**** SOURCE DATA

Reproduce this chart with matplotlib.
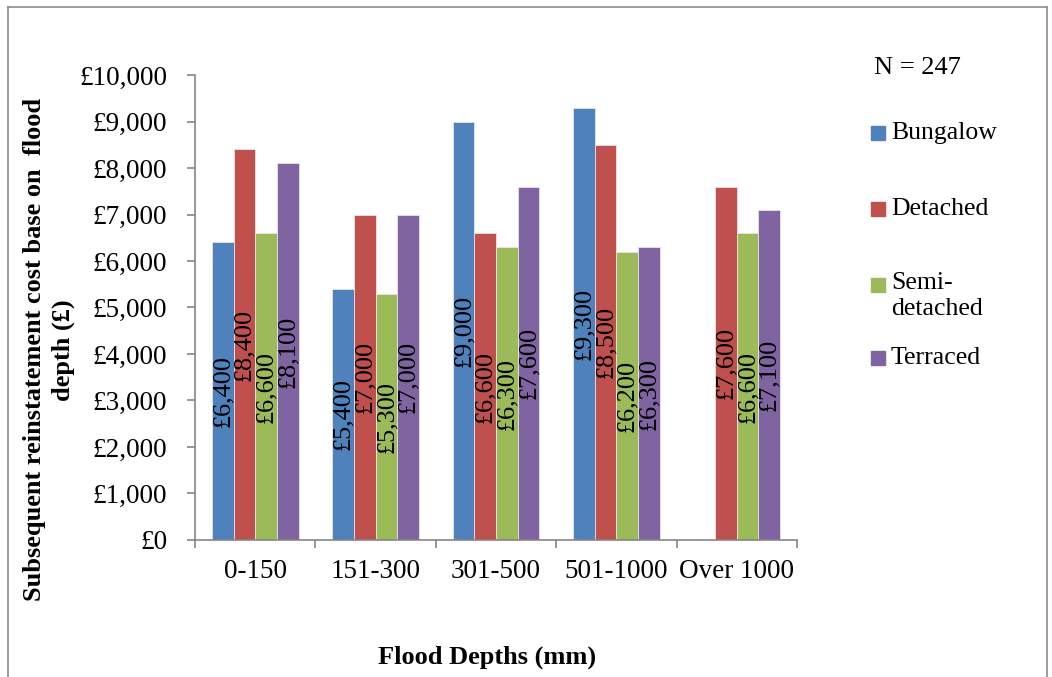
import matplotlib.pyplot as plt
import numpy as np
from matplotlib.patches import Rectangle
from matplotlib.lines import Line2D

# --------------------------------------------------
# Data
# --------------------------------------------------
categories = ['0-150', '151-300', '301-500', '501-1000', 'Over 1000']
series = ['Bungalow', 'Detached', 'Semi-\ndetached', 'Terraced']
bungalow = [6400, 5400, 9000, 9300, np.nan]
detached = [8400, 7000, 6600, 8500, 7600]
semi_detached = [6600, 5300, 6300, 6200, 6600]
terraced = [8100, 7000, 7600, 6300, 7100]
y_ticks = [0, 1000, 2000, 3000, 4000, 5000, 6000, 7000, 8000, 9000, 10000]

colors = ['#4F81BD', '#C0504D', '#9BBB59', '#8064A2']
values = [bungalow, detached, semi_detached, terraced]

plt.rcParams['font.family'] = ['Liberation Serif', 'DejaVu Serif']

fig = plt.figure(figsize=(10.52, 6.77), dpi=100)
ax = fig.add_axes([0.1854, 0.2024, 0.5722, 0.6868])

# --------------------------------------------------
# Bars + rotated labels
# --------------------------------------------------
x = np.arange(len(categories))
bw = 0.18
for i, (vals, c) in enumerate(zip(values, colors)):
    xs = x + (i - 1.5) * bw
    ax.bar(xs, vals, width=bw, color=c, edgecolor='#e6e6e6', linewidth=0.6)
    for xi, v in zip(xs, vals):
        if np.isnan(v):
            continue
        ax.text(xi, v / 2, f'£{int(v):,}', rotation=90, ha='center',
                va='center', fontsize=19, color='black')

# --------------------------------------------------
# Axes styling
# --------------------------------------------------
ax.set_xlim(-0.5, len(categories) - 0.5)
ax.set_ylim(0, 10000)
ax.set_yticks(y_ticks)
ax.set_yticklabels([f'£{t:,}' for t in y_ticks], fontsize=19.5)
ax.set_xticks(x)
ax.set_xticklabels(categories, fontsize=19.5)
ax.tick_params(axis='x', length=0, pad=14)
ax.tick_params(axis='y', length=6, color='#868686', width=1.2, pad=14)
# category boundary ticks
ax.set_xticks(np.arange(-0.5, len(categories)), minor=True)
ax.tick_params(axis='x', which='minor', length=6, color='#868686', width=1.2)

for s in ['top', 'right']:
    ax.spines[s].set_visible(False)
for s in ['left', 'bottom']:
    ax.spines[s].set_color('#868686')
    ax.spines[s].set_linewidth(1.2)

ax.set_xlabel('Flood Depths (mm)', fontsize=19, fontweight='bold')
ax.xaxis.set_label_coords(0.485, -0.228)
ax.set_ylabel('Subsequent reinstatement cost base on  flood\ndepth (£)',
              fontsize=19, fontweight='bold', linespacing=1.3)
ax.yaxis.set_label_coords(-0.2, 0.409)

# --------------------------------------------------
# Legend (manual, Excel style)
# --------------------------------------------------
fig.text(874 / 1052, 1 - 68 / 677, 'N = 247', fontsize=19, va='center')
leg_y = [133, 209, 285, 358]
for lab, c, yy in zip(series, colors, leg_y):
    fig.patches.append(Rectangle((871 / 1052, 1 - (yy + 7) / 677), 14 / 1052, 14 / 677,
                                 transform=fig.transFigure, color=c))
    if '\n' in lab:
        fig.text(891 / 1052, 1 - (yy - 13) / 677, lab, fontsize=18.5, va='top',
                 linespacing=1.25)
    else:
        fig.text(891 / 1052, 1 - yy / 677, lab, fontsize=18.5, va='center')

# --------------------------------------------------
# Outer frame
# --------------------------------------------------
fx0, fx1, fy1 = 8 / 1052, 1047 / 1052, 1 - 7 / 677
for xs_, ys_ in [([fx0, fx0], [0, fy1]), ([fx0, fx1], [fy1, fy1]), ([fx1, fx1], [0, fy1])]:
    fig.lines.append(Line2D(xs_, ys_, transform=fig.transFigure, color='#8c8c8c', lw=1.2))

fig.savefig('out.png', dpi=100)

********

:: EXERCISE TASK ::
Return only the lines from the start of the data through the line that contains "from matplotlib.lines import Line2D", please, copying them exactly and omitting all pictures.

:: ANSWER IN FULL ::
Reproduce this chart with matplotlib.
import matplotlib.pyplot as plt
import numpy as np
from matplotlib.patches import Rectangle
from matplotlib.lines import Line2D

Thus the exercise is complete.